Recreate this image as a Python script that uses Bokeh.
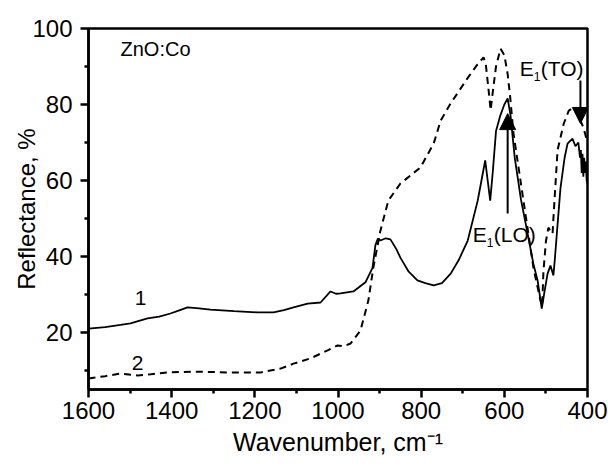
from bokeh.plotting import figure
from bokeh.models import Range1d, Arrow, NormalHead, FixedTicker
from bokeh.core.properties import value
from bokeh.embed import file_html
from bokeh.resources import INLINE

# Curve 1 (solid)
x1 = [1600, 1560, 1523, 1499, 1458, 1430, 1403, 1380, 1362, 1340, 1307, 1250, 1194, 1155, 1130,
      1107, 1073, 1042, 1018, 1005, 994, 963, 934, 917, 910, 904, 898, 885, 874, 860, 850,
      830, 809, 790, 770, 750, 729, 710, 688, 664, 655, 646, 640, 634, 628, 620, 610, 600,
      592, 585, 575, 560, 544, 530, 520, 510, 503, 496, 489, 482, 478, 473, 465, 455, 448,
      436, 429, 422, 418, 416, 414, 412, 410, 408, 406, 404, 402, 400]
y1 = [21.0, 21.4, 22.0, 22.4, 23.7, 24.2, 25.0, 25.9, 26.6, 26.4, 26.0, 25.6, 25.3, 25.3, 25.9,
      26.6, 27.6, 27.9, 30.8, 30.2, 30.3, 30.8, 33.2, 37.0, 43.0, 44.7, 44.2, 44.8, 44.5, 42.0, 39.7,
      36.0, 33.7, 33.0, 32.4, 33.0, 35.5, 39.0, 44.2, 54.7, 60.0, 65.3, 60.0, 54.7, 62.0, 73.0, 77.0, 80.0,
      81.6, 77.0, 66.0, 55.0, 46.0, 38.0, 33.7, 26.3, 31.0, 35.5, 37.6, 35.0, 40.0, 47.0, 58.0, 66.0, 69.7,
      71.0, 69.0, 70.0, 66.0, 68.0, 62.0, 67.0, 61.0, 66.0, 62.0, 65.0, 60.0, 59.0]

# Curve 2 (dashed)
x2 = [1600, 1560, 1523, 1482, 1450, 1410, 1347, 1266, 1186, 1138, 1107, 1066, 1025, 1001, 985,
      970, 946, 927, 915, 898, 879, 850, 802, 770, 753, 729, 688, 665, 650, 645, 638, 633, 627,
      620, 609, 600, 592, 586, 578, 554, 530, 513, 509, 506, 500, 494, 488, 484, 482, 472, 457,
      445, 433, 424, 418, 410, 405, 400]
y2 = [7.9, 8.5, 9.2, 8.7, 9.0, 9.5, 9.7, 9.5, 9.5, 10.5, 11.8, 13.2, 15.3, 16.6, 16.4,
      17.1, 20.5, 28.4, 37.1, 46.8, 54.7, 59.2, 63.4, 69.7, 75.8, 80.3, 87.0, 90.5, 92.4, 91.0, 84.0, 78.5, 84.0,
      90.0, 94.7, 93.0, 88.0, 82.0, 72.4, 54.7, 37.0, 28.4, 27.0, 36.0, 44.0, 47.6, 46.5, 46.0, 50.0, 68.0, 75.0,
      78.4, 79.2, 77.6, 76.0, 74.0, 72.0, 70.0]

x_ticks = [1600, 1400, 1200, 1000, 800, 600, 400]
x_minor = [1500, 1300, 1100, 900, 700, 500]
y_ticks = [20, 40, 60, 80, 100]
y_minor = [10, 30, 50, 70, 90]

# annotations: (x, y)
title_pos = (1523, 94.7)
label1_pos = (1475, 29.2)
label2_pos = (1482, 12.1)
to_text_pos = (563, 89.5)
lo_text_pos = (676, 45.8)
to_arrow = (417, 86.3, 417, 75.0)
lo_arrow = (592, 51.3, 592, 77.6)

FONT = "Liberation Sans"

p = figure(width=608, height=471, output_backend="svg", toolbar_location=None,
           x_range=Range1d(1600, 400), y_range=Range1d(5, 100),
           min_border_left=88, min_border_right=21, min_border_top=28, min_border_bottom=82)

p.line(x1, y1, line_color="black", line_width=1.8)
p.line(x2, y2, line_color="black", line_width=2, line_dash="7 5")

p.xgrid.visible = False
p.ygrid.visible = False
p.background_fill_color = "white"
p.border_fill_color = "white"
p.outline_line_color = "black"
p.outline_line_width = 2.5
p.outline_line_alpha = 1

p.xaxis.ticker = FixedTicker(ticks=x_ticks, minor_ticks=x_minor)
p.yaxis.ticker = FixedTicker(ticks=y_ticks, minor_ticks=y_minor)
for ax in (p.xaxis, p.yaxis):
    ax.axis_line_width = 2.5
    ax.axis_line_color = "black"
    ax.major_tick_line_width = 2.5
    ax.minor_tick_line_width = 2.5
    ax.major_tick_in = 0
    ax.major_tick_out = 8
    ax.minor_tick_in = 0
    ax.minor_tick_out = 4
    ax.major_label_text_font = FONT
    ax.major_label_text_font_size = "24px"
    ax.major_label_text_color = "black"
    ax.axis_label_text_font = FONT
    ax.axis_label_text_font_style = "normal"
    ax.axis_label_text_color = "black"
p.xaxis.axis_label_text_font_size = "25px"
p.yaxis.axis_label_text_font_size = "24px"
p.xaxis.axis_label = "Wavenumber, cm⁻¹"
p.yaxis.axis_label = "Reflectance, %"
p.xaxis.major_label_standoff = 4
p.yaxis.major_label_standoff = 8
p.xaxis.axis_label_standoff = 6
p.yaxis.axis_label_standoff = -11

tf = value(FONT)
p.text(x=[title_pos[0]], y=[title_pos[1]], text=["ZnO:Co"], text_font=tf,
       text_font_size="20px", text_baseline="middle", text_align="left")
p.text(x=[label1_pos[0]], y=[label1_pos[1]], text=["1"], text_font=tf,
       text_font_size="21px", text_baseline="middle", text_align="center")
p.text(x=[label2_pos[0]], y=[label2_pos[1]], text=["2"], text_font=tf,
       text_font_size="21px", text_baseline="middle", text_align="center")

for (tx, ty), tail in ((to_text_pos, "(TO)"), (lo_text_pos, "(LO)")):
    p.text(x=[tx], y=[ty], text=["E"], text_font=tf, text_font_size="21px",
           text_baseline="middle", text_align="left")
    p.text(x=[tx], y=[ty], text=["1"], text_font=tf, text_font_size="12px",
           text_baseline="middle", text_align="left", x_offset=14, y_offset=8)
    p.text(x=[tx], y=[ty], text=[tail], text_font=tf, text_font_size="21px",
           text_baseline="middle", text_align="left", x_offset=21)

for (xs, ys, xe, ye) in (to_arrow, lo_arrow):
    p.add_layout(Arrow(end=NormalHead(size=16, fill_color="black", line_color="black"),
                       x_start=xs, y_start=ys, x_end=xe, y_end=ye,
                       line_color="black", line_width=2))

open("out.html", "w").write(file_html(p, INLINE))
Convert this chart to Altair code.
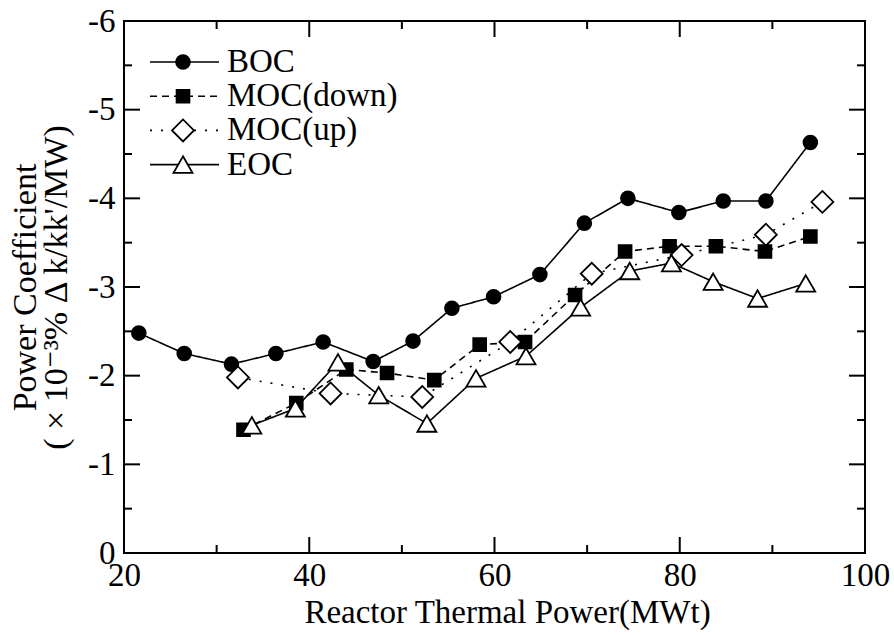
+ + + + +
Set exercise — Set down every record once more, word for word, without pictures.

Task solution —
Recreate this image as a Python script that uses Bokeh.
from bokeh.plotting import figure
from bokeh.models import Range1d, Arrow, NormalHead, FixedTicker
from bokeh.core.properties import value
from bokeh.embed import file_html
from bokeh.resources import INLINE

# Curve 1 (solid)
x1 = [1600, 1560, 1523, 1499, 1458, 1430, 1403, 1380, 1362, 1340, 1307, 1250, 1194, 1155, 1130,
      1107, 1073, 1042, 1018, 1005, 994, 963, 934, 917, 910, 904, 898, 885, 874, 860, 850,
      830, 809, 790, 770, 750, 729, 710, 688, 664, 655, 646, 640, 634, 628, 620, 610, 600,
      592, 585, 575, 560, 544, 530, 520, 510, 503, 496, 489, 482, 478, 473, 465, 455, 448,
      436, 429, 422, 418, 416, 414, 412, 410, 408, 406, 404, 402, 400]
y1 = [21.0, 21.4, 22.0, 22.4, 23.7, 24.2, 25.0, 25.9, 26.6, 26.4, 26.0, 25.6, 25.3, 25.3, 25.9,
      26.6, 27.6, 27.9, 30.8, 30.2, 30.3, 30.8, 33.2, 37.0, 43.0, 44.7, 44.2, 44.8, 44.5, 42.0, 39.7,
      36.0, 33.7, 33.0, 32.4, 33.0, 35.5, 39.0, 44.2, 54.7, 60.0, 65.3, 60.0, 54.7, 62.0, 73.0, 77.0, 80.0,
      81.6, 77.0, 66.0, 55.0, 46.0, 38.0, 33.7, 26.3, 31.0, 35.5, 37.6, 35.0, 40.0, 47.0, 58.0, 66.0, 69.7,
      71.0, 69.0, 70.0, 66.0, 68.0, 62.0, 67.0, 61.0, 66.0, 62.0, 65.0, 60.0, 59.0]

# Curve 2 (dashed)
x2 = [1600, 1560, 1523, 1482, 1450, 1410, 1347, 1266, 1186, 1138, 1107, 1066, 1025, 1001, 985,
      970, 946, 927, 915, 898, 879, 850, 802, 770, 753, 729, 688, 665, 650, 645, 638, 633, 627,
      620, 609, 600, 592, 586, 578, 554, 530, 513, 509, 506, 500, 494, 488, 484, 482, 472, 457,
      445, 433, 424, 418, 410, 405, 400]
y2 = [7.9, 8.5, 9.2, 8.7, 9.0, 9.5, 9.7, 9.5, 9.5, 10.5, 11.8, 13.2, 15.3, 16.6, 16.4,
      17.1, 20.5, 28.4, 37.1, 46.8, 54.7, 59.2, 63.4, 69.7, 75.8, 80.3, 87.0, 90.5, 92.4, 91.0, 84.0, 78.5, 84.0,
      90.0, 94.7, 93.0, 88.0, 82.0, 72.4, 54.7, 37.0, 28.4, 27.0, 36.0, 44.0, 47.6, 46.5, 46.0, 50.0, 68.0, 75.0,
      78.4, 79.2, 77.6, 76.0, 74.0, 72.0, 70.0]

x_ticks = [1600, 1400, 1200, 1000, 800, 600, 400]
x_minor = [1500, 1300, 1100, 900, 700, 500]
y_ticks = [20, 40, 60, 80, 100]
y_minor = [10, 30, 50, 70, 90]

# annotations: (x, y)
title_pos = (1523, 94.7)
label1_pos = (1475, 29.2)
label2_pos = (1482, 12.1)
to_text_pos = (563, 89.5)
lo_text_pos = (676, 45.8)
to_arrow = (417, 86.3, 417, 75.0)
lo_arrow = (592, 51.3, 592, 77.6)

FONT = "Liberation Sans"

p = figure(width=608, height=471, output_backend="svg", toolbar_location=None,
           x_range=Range1d(1600, 400), y_range=Range1d(5, 100),
           min_border_left=88, min_border_right=21, min_border_top=28, min_border_bottom=82)

p.line(x1, y1, line_color="black", line_width=1.8)
p.line(x2, y2, line_color="black", line_width=2, line_dash="7 5")

p.xgrid.visible = False
p.ygrid.visible = False
p.background_fill_color = "white"
p.border_fill_color = "white"
p.outline_line_color = "black"
p.outline_line_width = 2.5
p.outline_line_alpha = 1

p.xaxis.ticker = FixedTicker(ticks=x_ticks, minor_ticks=x_minor)
p.yaxis.ticker = FixedTicker(ticks=y_ticks, minor_ticks=y_minor)
for ax in (p.xaxis, p.yaxis):
    ax.axis_line_width = 2.5
    ax.axis_line_color = "black"
    ax.major_tick_line_width = 2.5
    ax.minor_tick_line_width = 2.5
    ax.major_tick_in = 0
    ax.major_tick_out = 8
    ax.minor_tick_in = 0
    ax.minor_tick_out = 4
    ax.major_label_text_font = FONT
    ax.major_label_text_font_size = "24px"
    ax.major_label_text_color = "black"
    ax.axis_label_text_font = FONT
    ax.axis_label_text_font_style = "normal"
    ax.axis_label_text_color = "black"
p.xaxis.axis_label_text_font_size = "25px"
p.yaxis.axis_label_text_font_size = "24px"
p.xaxis.axis_label = "Wavenumber, cm⁻¹"
p.yaxis.axis_label = "Reflectance, %"
p.xaxis.major_label_standoff = 4
p.yaxis.major_label_standoff = 8
p.xaxis.axis_label_standoff = 6
p.yaxis.axis_label_standoff = -11

tf = value(FONT)
p.text(x=[title_pos[0]], y=[title_pos[1]], text=["ZnO:Co"], text_font=tf,
       text_font_size="20px", text_baseline="middle", text_align="left")
p.text(x=[label1_pos[0]], y=[label1_pos[1]], text=["1"], text_font=tf,
       text_font_size="21px", text_baseline="middle", text_align="center")
p.text(x=[label2_pos[0]], y=[label2_pos[1]], text=["2"], text_font=tf,
       text_font_size="21px", text_baseline="middle", text_align="center")

for (tx, ty), tail in ((to_text_pos, "(TO)"), (lo_text_pos, "(LO)")):
    p.text(x=[tx], y=[ty], text=["E"], text_font=tf, text_font_size="21px",
           text_baseline="middle", text_align="left")
    p.text(x=[tx], y=[ty], text=["1"], text_font=tf, text_font_size="12px",
           text_baseline="middle", text_align="left", x_offset=14, y_offset=8)
    p.text(x=[tx], y=[ty], text=[tail], text_font=tf, text_font_size="21px",
           text_baseline="middle", text_align="left", x_offset=21)

for (xs, ys, xe, ye) in (to_arrow, lo_arrow):
    p.add_layout(Arrow(end=NormalHead(size=16, fill_color="black", line_color="black"),
                       x_start=xs, y_start=ys, x_end=xe, y_end=ye,
                       line_color="black", line_width=2))

open("out.html", "w").write(file_html(p, INLINE))
Convert this chart to Altair code.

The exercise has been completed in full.